Distribution-Aware Sharding Insights

Updated 14 August 2025

Distribution-aware sharding is a method that partitions workloads based on data access patterns and node capacities to enhance performance in distributed systems.
It leverages techniques such as graph partitioning and hierarchical clustering to reduce cross-shard transactions and mitigate hotspots effectively.
Adaptive mechanisms and trust-aware node assignments improve fault tolerance and scalability, achieving significant throughput gains and lower confirmation latencies.

Distribution-aware sharding refers to a class of techniques for partitioning state, transaction processing, or network responsibility in a distributed system—particularly blockchains and large-scale databases—in such a way that workload, data, and system resource utilization are balanced according to explicit knowledge of service, account, data, or node distribution. Unlike simple random or hash-based sharding, distribution-aware approaches aim to explicitly account for heterogeneity in workload, data “hotspots,” network topology, or participant capability, thereby optimizing scalability, fairness, and fault tolerance.

1. Foundational Principles and Motivations

Distribution-aware sharding emerged in response to the realization that naïve or uniform partitioning (e.g., hash-based) often leads to imbalanced workload (hot spots), cross-shard coordination bottlenecks, and suboptimal use of system capacity. In the blockchain context, such imbalances could create "hot shards" that throttle system throughput, or permit adversaries to target minimal sets of nodes for attacks. More generally, non-distribution-aware sharding risks data bloat and unnecessary processing for users not interested in particular services or state regions.

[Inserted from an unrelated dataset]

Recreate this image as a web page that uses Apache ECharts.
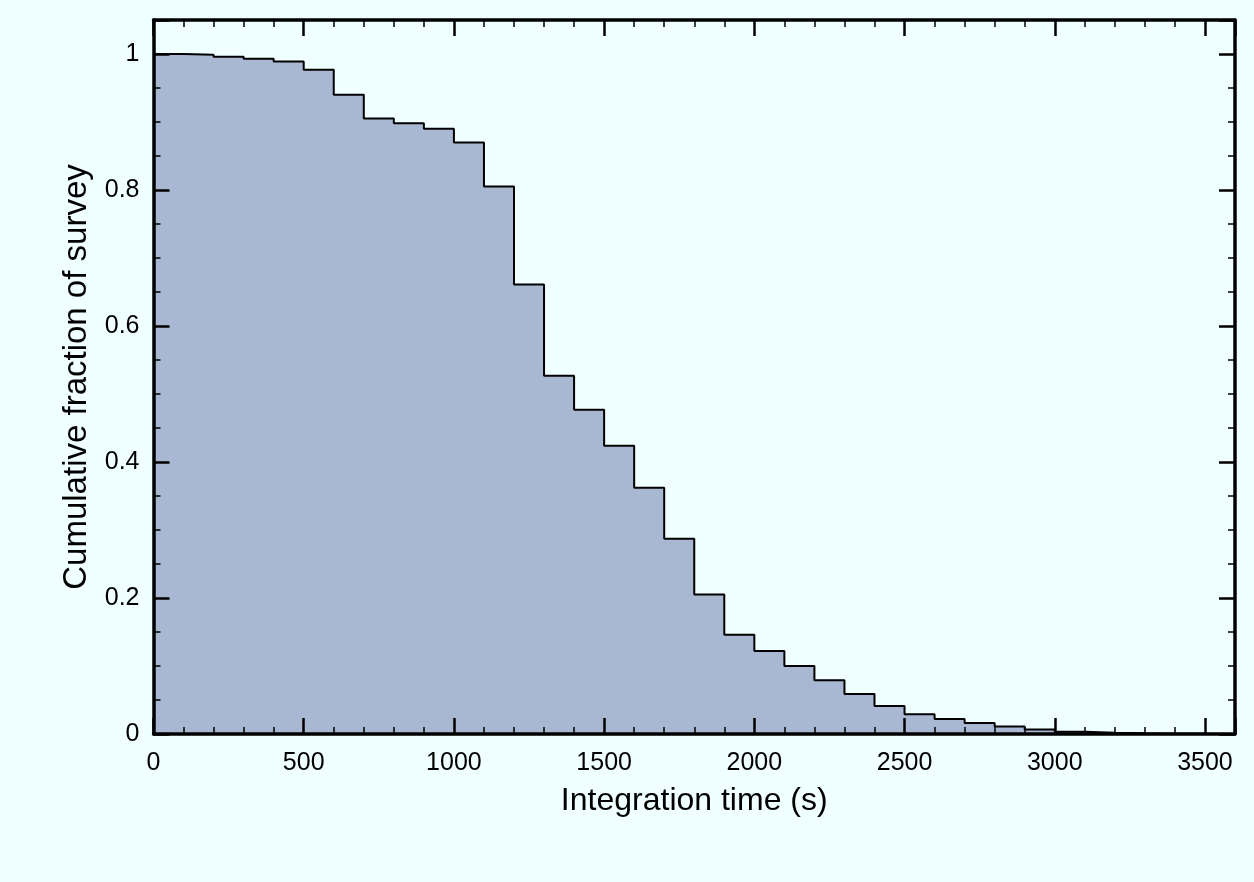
<!DOCTYPE html>
<html lang="en">
<head>
    <meta charset="UTF-8">
    <title>Cumulative fraction of survey</title>
    <script src="https://cdn.jsdelivr.net/npm/echarts@6/dist/echarts.min.js"></script>
</head>
<style>
    *{
        margin: 0;
        padding: 0;
    }
    html , body{
        overflow: hidden;
        height: 100%;
        width: 100%;
        background-color: #f0ffff;
    }
    .contain{
        width: 1254px;
        height: 882px;
    }
</style>
<body>
<div class="contain"></div>
<script>
    // bin edges (s) and cumulative fraction for each 100 s bin
    const binEdges = [0, 100, 200, 300, 400, 500, 600, 700, 800, 900,
        1000, 1100, 1200, 1300, 1400, 1500, 1600, 1700, 1800, 1900,
        2000, 2100, 2200, 2300, 2400, 2500, 2600, 2700, 2800, 2900,
        3000, 3100, 3200, 3300, 3400, 3500];
    const fractions = [1.000, 0.999, 0.996, 0.993, 0.989, 0.977, 0.940, 0.905, 0.898, 0.890,
        0.870, 0.805, 0.661, 0.527, 0.477, 0.424, 0.362, 0.287, 0.205, 0.146,
        0.122, 0.100, 0.079, 0.059, 0.041, 0.029, 0.022, 0.016, 0.011, 0.0066,
        0.0034, 0.002, 0.001, 0.0005, 0.0002];

    let chart = echarts.init(document.querySelector('.contain'));

    // step points: each bin starts at its left edge, last edge closes the final bin
    let stepData = binEdges.map((e, i) => [e, i < fractions.length ? fractions[i] : fractions[fractions.length - 1]]);

    const font = '"Liberation Sans", Arial, Helvetica, sans-serif';

    function axis(dir, pos, labels){
        let isX = dir === 'x';
        return {
            type: 'value',
            position: pos,
            min: 0,
            max: isX ? 3600 : 1.05,
            interval: isX ? 500 : 0.2,
            axisLine: {show: true, onZero: false, lineStyle: {color: '#000', width: 3.5}},
            axisTick: {show: true, inside: true, length: 16, lineStyle: {color: '#000', width: 2.5}},
            minorTick: {show: true, splitNumber: isX ? 5 : 4, length: 7, lineStyle: {color: '#000', width: 1.5}},
            axisLabel: {
                show: labels, margin: isX ? 17 : 14, fontSize: 25, color: '#000', fontFamily: font,
                showMaxLabel: false,
                formatter: v => String(v)
            },
            splitLine: {show: false},
            minorSplitLine: {show: false},
            z: 10
        };
    }

    let xBottom = axis('x', 'bottom', true);
    xBottom.name = 'Integration time (s)';
    xBottom.nameLocation = 'middle';
    xBottom.nameGap = 51;
    xBottom.nameTextStyle = {fontSize: 32, color: '#000', fontFamily: font};

    let yLeft = axis('y', 'left', true);
    yLeft.name = 'Cumulative fraction of survey';
    yLeft.nameLocation = 'middle';
    yLeft.nameGap = 57;
    yLeft.nameTextStyle = {fontSize: 33, color: '#000', fontFamily: font};

    let option = {
        backgroundColor: '#f0ffff',
        animation: false,
        grid: {left: 153.5, right: 19, top: 20, bottom: 148, containLabel: false},
        xAxis: [xBottom, axis('x', 'top', false)],
        yAxis: [yLeft, axis('y', 'right', false)],
        series: [{
            type: 'line',
            xAxisIndex: 0,
            yAxisIndex: 0,
            step: 'end',
            symbol: 'none',
            data: stepData,
            lineStyle: {color: '#000', width: 2},
            areaStyle: {color: '#a8b8d3', opacity: 1},
            z: 1
        }]
    };

    chart.setOption(option);
</script>
</body>
</html>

Key goals of distribution-aware sharding include:

Workload balancing: Partitioning state or accounts so that each shard processes a similar transaction load.
Resource matching: Aligning node computational/storage capacity with the assigned workload for each shard.
Hotspot mitigation: Preemptively segmenting or replicating high-activity (“hot”) regions—such as accounts or table rows—across multiple shards.
Security hardening: Assigning nodes into shards to minimize the risk of collusion or adversarial takeover, frequently relying on node contribution, reputation, or class diversity.
Reducing cross-shard overhead: Structuring partitions and transaction routing to minimize expensive cross-shard coordination.

2. State Partitioning, Workload Distribution, and Account Segmentation

Several protocols exemplify the distribution-aware approach by structuring their state partitioning mechanisms to reflect observed or anticipated workload and data access patterns.

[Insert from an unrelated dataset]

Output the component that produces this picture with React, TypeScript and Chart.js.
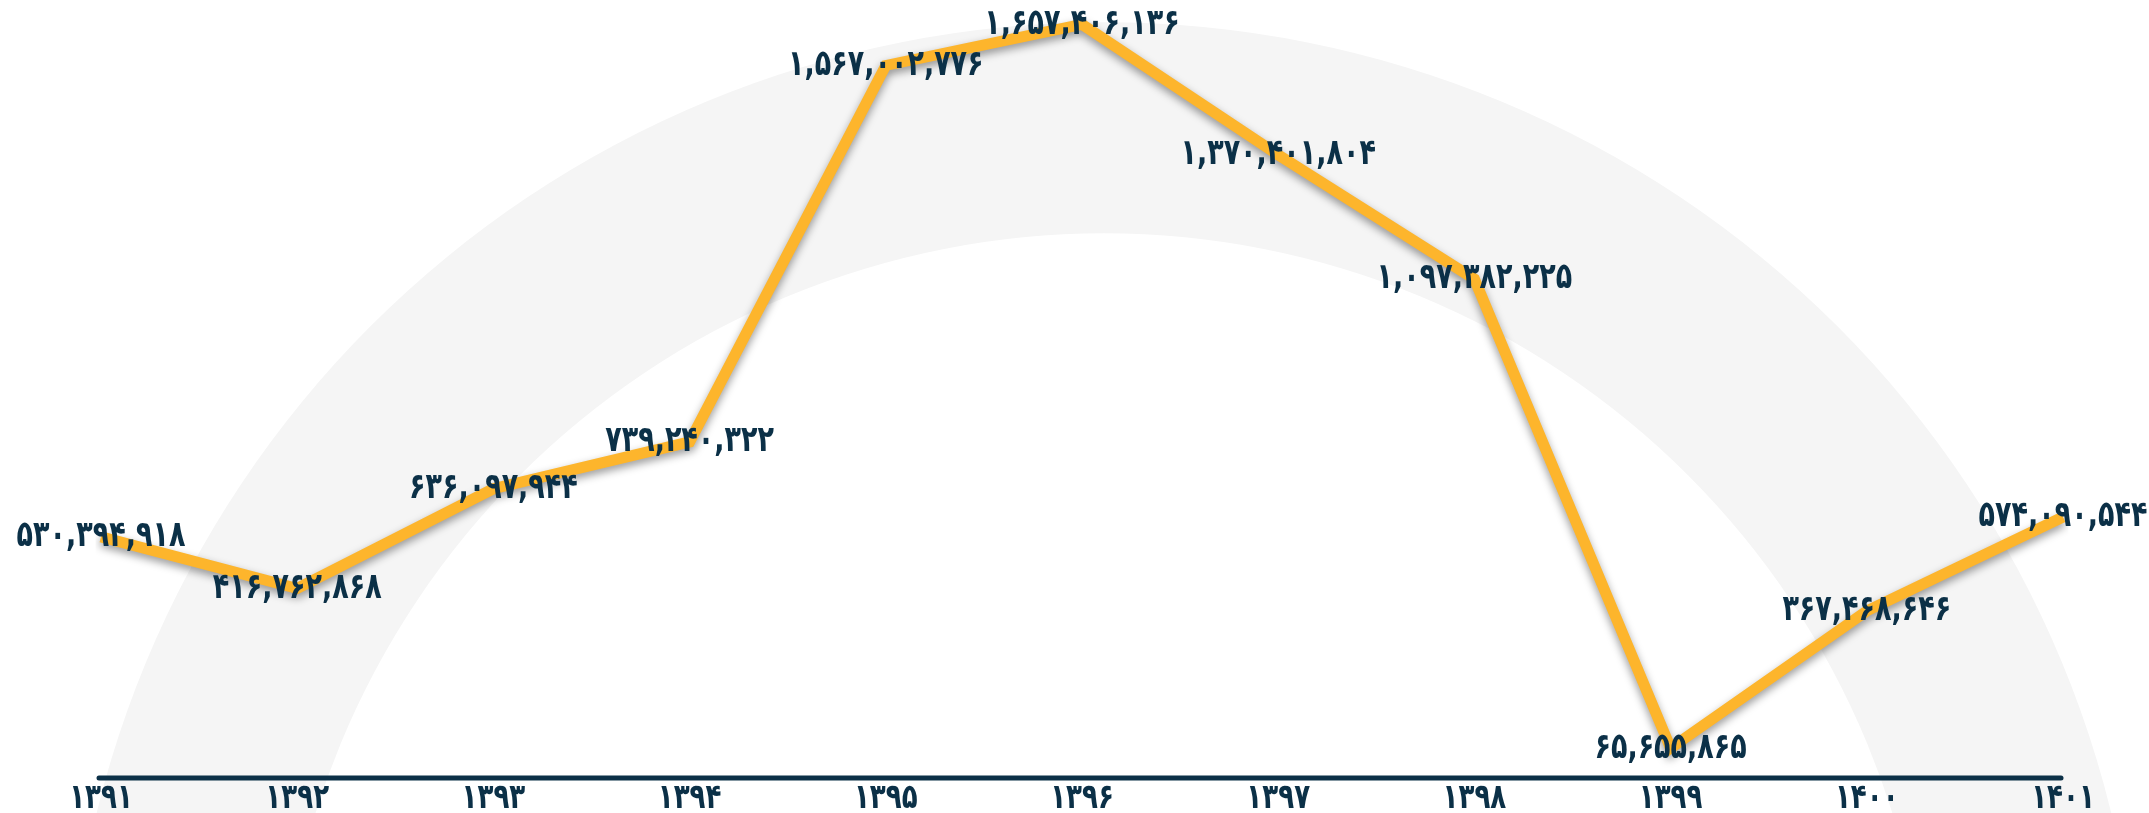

Account/State Graph Partitioning

BrokerChain (Huang et al., 2024) constructs a transaction graph in which vertices represent accounts and weighted edges capture transaction frequency between accounts. The METIS state graph partitioning algorithm divides this graph into S shards, explicitly optimizing for two objectives: minimizing the number of cut edges (i.e., cross-shard transactions), and balancing the weight—read workload—across shards. Through account segmentation, BrokerChain can split a single frequently-used (“hot”) account across multiple shards, with formal state representation: $\mathbb{S}_{\mu} = \{ X_{\mu} \mid \Psi, \eta, \omega, \zeta \}$ where $\Psi$ (the storage map) delineates which shards hold segments of a given account state.

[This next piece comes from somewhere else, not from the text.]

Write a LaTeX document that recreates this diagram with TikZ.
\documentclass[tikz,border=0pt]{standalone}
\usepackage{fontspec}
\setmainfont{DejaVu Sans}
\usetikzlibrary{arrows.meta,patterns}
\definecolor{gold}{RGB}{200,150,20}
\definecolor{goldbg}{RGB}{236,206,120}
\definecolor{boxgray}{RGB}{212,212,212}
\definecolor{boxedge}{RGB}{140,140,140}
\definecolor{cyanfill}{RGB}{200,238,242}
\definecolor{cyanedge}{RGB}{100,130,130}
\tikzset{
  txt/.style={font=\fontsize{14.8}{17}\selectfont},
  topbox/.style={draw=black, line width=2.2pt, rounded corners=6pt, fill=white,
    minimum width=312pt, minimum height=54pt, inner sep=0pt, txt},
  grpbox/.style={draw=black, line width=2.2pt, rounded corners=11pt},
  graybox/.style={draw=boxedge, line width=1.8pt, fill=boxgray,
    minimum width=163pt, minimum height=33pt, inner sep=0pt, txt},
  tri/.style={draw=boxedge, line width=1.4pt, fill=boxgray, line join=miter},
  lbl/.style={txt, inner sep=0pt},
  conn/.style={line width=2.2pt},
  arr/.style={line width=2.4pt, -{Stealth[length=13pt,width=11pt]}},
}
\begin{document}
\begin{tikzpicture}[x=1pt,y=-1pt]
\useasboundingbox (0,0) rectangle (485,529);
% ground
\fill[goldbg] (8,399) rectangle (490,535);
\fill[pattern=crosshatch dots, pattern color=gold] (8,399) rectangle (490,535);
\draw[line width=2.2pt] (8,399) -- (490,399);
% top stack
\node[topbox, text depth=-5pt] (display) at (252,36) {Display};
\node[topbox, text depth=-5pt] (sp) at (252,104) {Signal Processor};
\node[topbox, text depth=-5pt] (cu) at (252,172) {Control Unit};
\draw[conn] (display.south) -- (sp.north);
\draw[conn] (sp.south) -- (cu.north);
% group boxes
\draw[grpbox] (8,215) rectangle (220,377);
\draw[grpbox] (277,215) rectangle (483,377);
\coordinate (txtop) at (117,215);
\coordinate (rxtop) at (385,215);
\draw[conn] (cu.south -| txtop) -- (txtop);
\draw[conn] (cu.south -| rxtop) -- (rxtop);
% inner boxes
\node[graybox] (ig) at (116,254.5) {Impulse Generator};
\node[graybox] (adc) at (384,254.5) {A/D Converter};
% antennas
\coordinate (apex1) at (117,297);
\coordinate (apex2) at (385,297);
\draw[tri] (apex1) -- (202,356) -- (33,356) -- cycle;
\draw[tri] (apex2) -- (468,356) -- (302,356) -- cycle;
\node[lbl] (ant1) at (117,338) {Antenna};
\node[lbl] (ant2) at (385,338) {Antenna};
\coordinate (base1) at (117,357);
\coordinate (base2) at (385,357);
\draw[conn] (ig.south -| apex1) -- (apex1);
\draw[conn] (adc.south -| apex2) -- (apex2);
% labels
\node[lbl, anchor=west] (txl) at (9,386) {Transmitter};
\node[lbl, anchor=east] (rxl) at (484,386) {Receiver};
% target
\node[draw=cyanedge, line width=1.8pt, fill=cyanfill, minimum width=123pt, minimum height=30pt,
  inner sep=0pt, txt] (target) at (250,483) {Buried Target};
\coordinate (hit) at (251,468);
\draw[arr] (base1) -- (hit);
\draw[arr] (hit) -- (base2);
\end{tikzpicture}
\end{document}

This model reduces both the number and latency of cross-shard transactions while preventing transaction backlog in hot shards. Experiments showed BrokerChain reducing cross-shard TX ratio to $\sim$ 7.4% and average confirmation latency to $\sim$ 275 seconds, outperforming the Monoxide baseline (Huang et al., 2024).

Node-Contribution and Stress-Aware Allocation

ContribChain (Huang et al., 11 May 2025) formalizes the principle that load balance must be complemented by stress balance—i.e., each shard’s workload must be commensurate with the processing capability of its constituent nodes. Node contribution values $s_e(n_i)$ (security) and $p_e(n_i)$ (performance) are updated for every node per epoch based on observed voting and behavior, following: $s_e(n_i) = \alpha s_{e-1}(n_i) + (1-\alpha)\Delta s_e(n_i)$

$p_e(n_i) = \alpha p_{e-1}(n_i) + (1-\alpha)\Delta p_e(n_i)$

The NACV node allocation algorithm and P-Louvain account allocation (a hybrid community-detection and performance-aware movement procedure) minimize both performance and security stress across W-Shards. These techniques lead to 35.8% throughput improvement and 16% cross-shard TX reduction compared to state-of-the-art protocols.

3. Scheduling and Transaction Routing in Distributed Shard Graphs

A major facet of distribution-aware sharding involves optimizing transaction scheduling and routing according to the distribution of data and nodes.

Hierarchical / Locality-Sensitive Clustering

Recent advances (Adhikari et al., 2024, Adhikari et al., 10 Aug 2025) leverage hierarchical clustering or locality-sensitive decomposition of the shard graph $G_s$ to schedule transactions efficiently while accounting for inter-shard distances. For each transaction, a “home cluster” is selected as the smallest cluster containing all relevant shards. The leader of this cluster then applies transaction coloring (conflict-free assignment) and schedules commit rounds, with the competitive latency determined by cluster diameter and transaction “spread.”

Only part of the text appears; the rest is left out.